## Work to do
Copy all lines in which the word "this" can be found.

## Records to process
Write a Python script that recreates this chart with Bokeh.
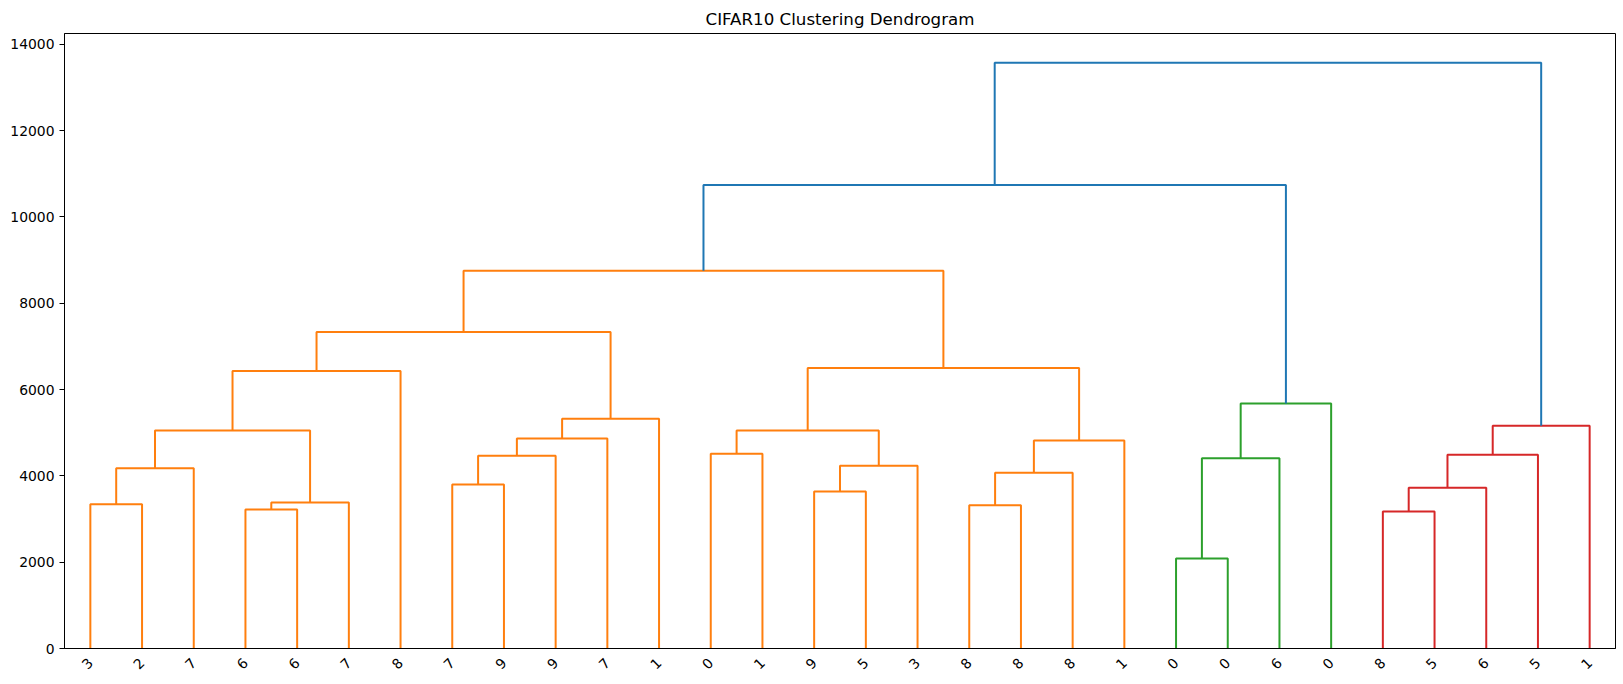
import math
from bokeh.plotting import figure
from bokeh.models import ColumnDataSource, Range1d, FixedTicker
from bokeh.embed import file_html
from bokeh.resources import INLINE

# Leaf labels in display order
leaf_labels = ["3", "2", "7", "6", "6", "7", "8", "7", "9", "9", "7", "1",
               "0", "1", "9", "5", "3", "8", "8", "8", "1",
               "0", "0", "6", "0", "8", "5", "6", "5", "1"]

# Merges: node ids 0..29 are leaves, merge k gets id 30+k
merge_left = [0, 30, 3, 32, 31, 34, 7, 36, 37, 38, 35,
              12, 14, 42, 41, 17, 45, 46, 44, 40,
              21, 50, 51, 49,
              25, 54, 55, 56, 53]
merge_right = [1, 2, 4, 5, 33, 6, 8, 9, 10, 11, 39,
               13, 15, 16, 43, 18, 19, 20, 47, 48,
               22, 23, 24, 52,
               26, 27, 28, 29, 57]
merge_height = [3342, 4174, 3219, 3381, 5052, 6430, 3797, 4467, 4867, 5322, 7330,
                4513, 3635, 4236, 5052, 3319, 4074, 4821, 6500, 8754,
                2087, 4405, 5676, 10738,
                3173, 3727, 4490, 5160, 13570]
merge_color = ["#ff7f0e"] * 20 + ["#2ca02c"] * 3 + ["#1f77b4"] + ["#d62728"] * 4 + ["#1f77b4"]

y_ticks = [0, 2000, 4000, 6000, 8000, 10000, 12000, 14000]

n = len(leaf_labels)
node_x = [5 + 10 * i for i in range(n)]
node_h = [0.0] * n
xs, ys = [], []
for a, b, h in zip(merge_left, merge_right, merge_height):
    xa, xb = node_x[a], node_x[b]
    xs.append([xa, xa, xb, xb])
    ys.append([node_h[a], h, h, node_h[b]])
    node_x.append((xa + xb) / 2.0)
    node_h.append(h)

src = ColumnDataSource(dict(xs=xs, ys=ys, color=merge_color))

ymax = max(merge_height) * 1.05
p = figure(width=1623, height=684, output_backend="svg", toolbar_location=None,
           x_range=Range1d(0, 10 * n), y_range=Range1d(0, ymax),
           title="CIFAR10 Clustering Dendrogram",
           min_border_left=64, min_border_right=8, min_border_top=33, min_border_bottom=36)

p.multi_line(xs="xs", ys="ys", line_color="color", line_width=2, source=src)

p.title.align = "center"
p.title.text_font = "DejaVu Sans"
p.title.text_font_style = "normal"
p.title.text_font_size = "16.67px"
p.title.text_color = "black"
p.title.standoff = 9

p.xgrid.visible = False
p.ygrid.visible = False
p.outline_line_color = "black"
p.outline_line_width = 1
p.outline_line_alpha = 1.0

tick_pos = [5 + 10 * i for i in range(n)]
p.xaxis.ticker = FixedTicker(ticks=tick_pos)
p.xaxis.major_label_overrides = {t: lab for t, lab in zip(tick_pos, leaf_labels)}
p.xaxis.major_label_orientation = math.pi / 4
p.xaxis.major_tick_line_color = None
p.xaxis.major_tick_out = 0
p.xaxis.major_tick_in = 0
p.xaxis.major_label_standoff = 12
p.xaxis.minor_tick_line_color = None
p.xaxis.axis_line_color = "black"

p.yaxis.ticker = FixedTicker(ticks=y_ticks)
p.yaxis.minor_tick_line_color = None
p.yaxis.major_tick_out = 5
p.yaxis.major_tick_in = 0
p.yaxis.major_label_standoff = 5
p.yaxis.axis_line_color = "black"
p.yaxis.major_tick_line_color = "black"

for ax in (p.xaxis, p.yaxis):
    ax.major_label_text_font = "DejaVu Sans"
    ax.major_label_text_font_size = "13.9px"
    ax.major_label_text_color = "black"

p.background_fill_color = "white"
p.border_fill_color = "white"

open("out.html", "w").write(file_html(p, INLINE))
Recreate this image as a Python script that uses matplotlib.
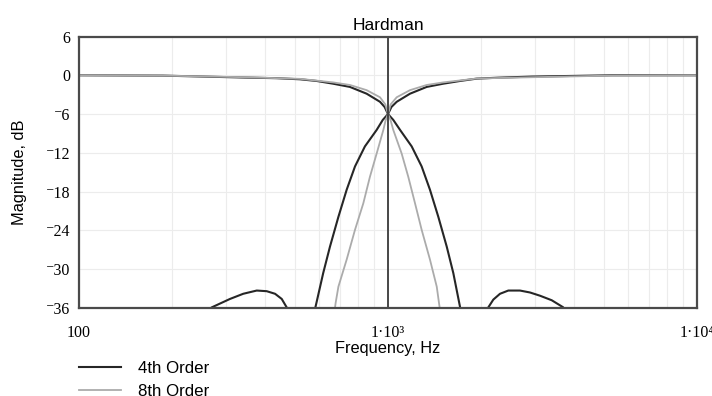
import matplotlib
matplotlib.use('Agg')
import numpy as np
from matplotlib import pyplot as plt
from matplotlib.ticker import FixedLocator, NullFormatter

# 4th order low pass (black)
lp4_f = [100, 187, 344, 436, 519, 588, 664, 753, 853, 942, 975, 1000,
         1040, 1094, 1193, 1285, 1367, 1455, 1549, 1627, 1710, 1730, 1950,
         2112, 2192, 2304, 2451, 2674, 2881, 3104, 3387, 3692, 3720]
lp4_db = [0.0, -0.05, -0.35, -0.45, -0.62, -0.88, -1.3, -1.8, -2.85, -4.1, -4.9, -6.0,
          -6.9, -8.45, -11.0, -14.1, -17.7, -21.9, -26.5, -30.6, -35.8, -37.0, -45.0,
          -35.9, -34.7, -33.8, -33.3, -33.3, -33.6, -34.1, -34.8, -35.9, -37.0]

# 4th order high pass (black)
hp4_f = [250, 269, 308, 340, 376, 405, 431, 453, 470, 520, 575,
         588, 617, 649, 691, 735, 782, 842, 919, 962, 1000,
         1026, 1067, 1178, 1334, 1510, 1710, 1936, 2275, 2918, 5297, 10000]
hp4_db = [-37.0, -35.9, -34.6, -33.8, -33.3, -33.4, -33.8, -34.6, -35.9, -45.0, -37.0,
          -35.0, -30.6, -26.5, -21.9, -17.7, -14.1, -11.0, -8.45, -6.9, -6.0,
          -4.9, -4.1, -2.85, -1.8, -1.3, -0.88, -0.52, -0.37, -0.2, 0.0, 0.0]

# 8th order low pass (grey)
lp8_f = [100, 187, 344, 519, 664, 753, 853, 942, 980, 1000,
         1020, 1040, 1107, 1163, 1223, 1285, 1367, 1438, 1466, 1490]
lp8_db = [0.0, -0.05, -0.3, -0.55, -1.1, -1.5, -2.3, -3.4, -4.5, -6.0,
          -7.0, -8.45, -12.1, -15.7, -19.8, -23.9, -28.5, -32.7, -35.6, -38.0]

# 8th order high pass (grey)
hp8_f = [665, 677, 691, 735, 782, 832, 874, 919, 966, 982, 1000,
         1020, 1067, 1178, 1334, 1510, 1936, 2918, 5297, 10000]
hp8_db = [-38.0, -35.2, -32.7, -28.5, -23.9, -19.8, -15.7, -12.1, -8.45, -7.0, -6.0,
          -4.5, -3.4, -2.3, -1.5, -1.1, -0.5, -0.3, -0.05, 0.0]

y_ticks = [6, 0, -6, -12, -18, -24, -30, -36]
x_ticks = [100, 1000, 10000]
x_labels = ['100', '1\u00b710\u00b3', '1\u00b710\u2074']

serif = ['Liberation Serif', 'DejaVu Serif']
sans = ['Liberation Sans', 'DejaVu Sans']

fig = plt.figure(figsize=(7.12, 3.96), dpi=100)
ax = fig.add_axes([79 / 712, 1 - 308 / 396, 618 / 712, 271.5 / 396])

black = '#262626'
grey = '#ababab'

ax.plot(lp4_f, lp4_db, color=black, lw=1.5, label='4th Order')
ax.plot(hp4_f, hp4_db, color=black, lw=1.5)
ax.plot(lp8_f, lp8_db, color=grey, lw=1.3, label='8th Order')
ax.plot(hp8_f, hp8_db, color=grey, lw=1.3)
ax.axvline(1000, color='#3a3a3a', lw=1.3)

ax.set_xscale('log')
ax.set_xlim(100, 10000)
ax.set_ylim(-36, 6)

ax.xaxis.set_major_locator(FixedLocator(x_ticks))
ax.xaxis.set_minor_locator(FixedLocator([m * d for d in (100, 1000) for m in range(2, 10)]))
ax.xaxis.set_minor_formatter(NullFormatter())
ax.set_xticklabels(x_labels, family=serif, fontsize=11.5)
ax.set_yticks(y_ticks)
ax.set_yticklabels([('\u207b' + str(-v)) if v < 0 else str(v) for v in y_ticks],
                   family=serif, fontsize=11.5)
ax.tick_params(which='both', length=0)
ax.tick_params(axis='x', pad=12)
ax.tick_params(axis='y', pad=6)

ax.grid(True, which='both', color='#ececec', lw=0.8)
ax.set_axisbelow(True)
for sp in ax.spines.values():
    sp.set_color('#4a4a4a')
    sp.set_linewidth(1.6)

ax.set_title('Hardman', family=sans, fontsize=12.5, pad=5)
ax.set_xlabel('Frequency, Hz', family=sans, fontsize=11.8, va='top')
ax.xaxis.set_label_coords(0.5, -0.12)
ax.set_ylabel('Magnitude, dB', family=sans, fontsize=11.8)
ax.yaxis.set_label_coords(-0.084, 0.5)

ax.legend(loc='upper left', bbox_to_anchor=(79 / 712, 1 - 361 / 396),
          bbox_transform=fig.transFigure, frameon=False, borderpad=0,
          borderaxespad=0, handlelength=2.5, handletextpad=1.0,
          labelspacing=0.45, prop={'family': sans, 'size': 12.2})

fig.savefig('out.png', dpi=100)
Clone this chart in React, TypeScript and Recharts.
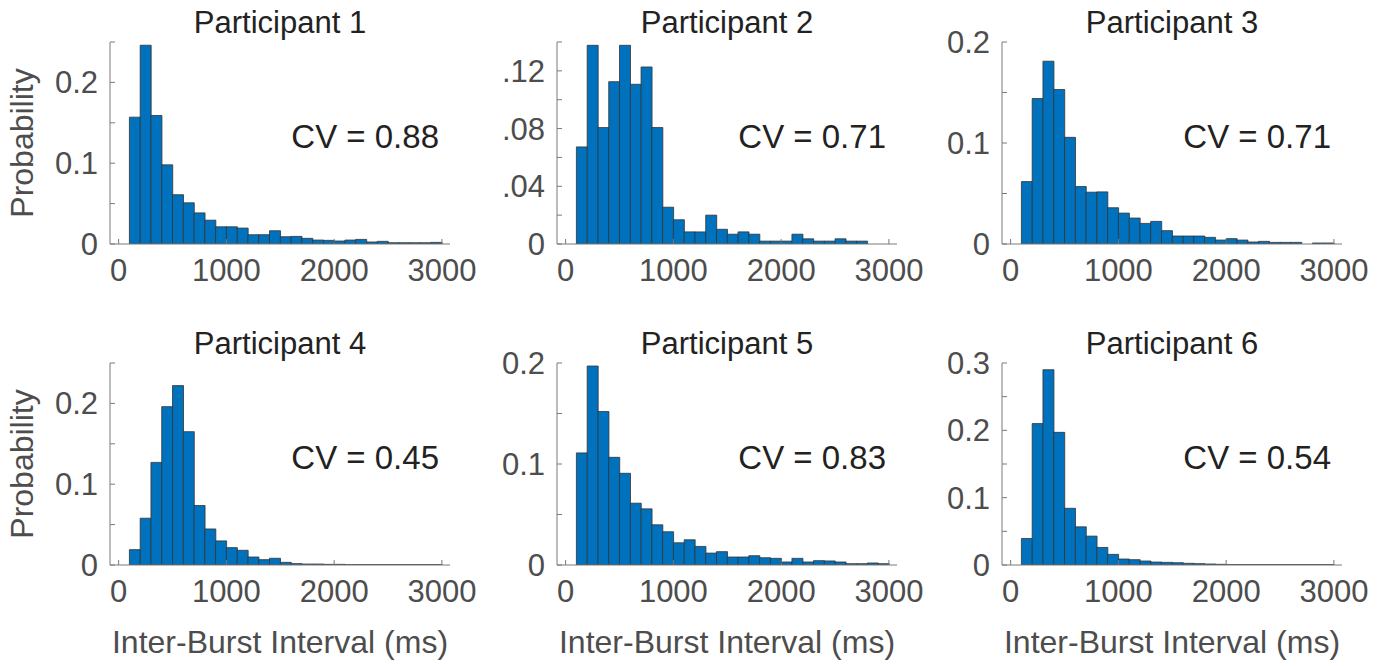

## Task solution
Write a Python script that recreates this chart with Bokeh.
Recreate this image as a Python script that uses matplotlib.
Clone this chart in React, TypeScript and Recharts.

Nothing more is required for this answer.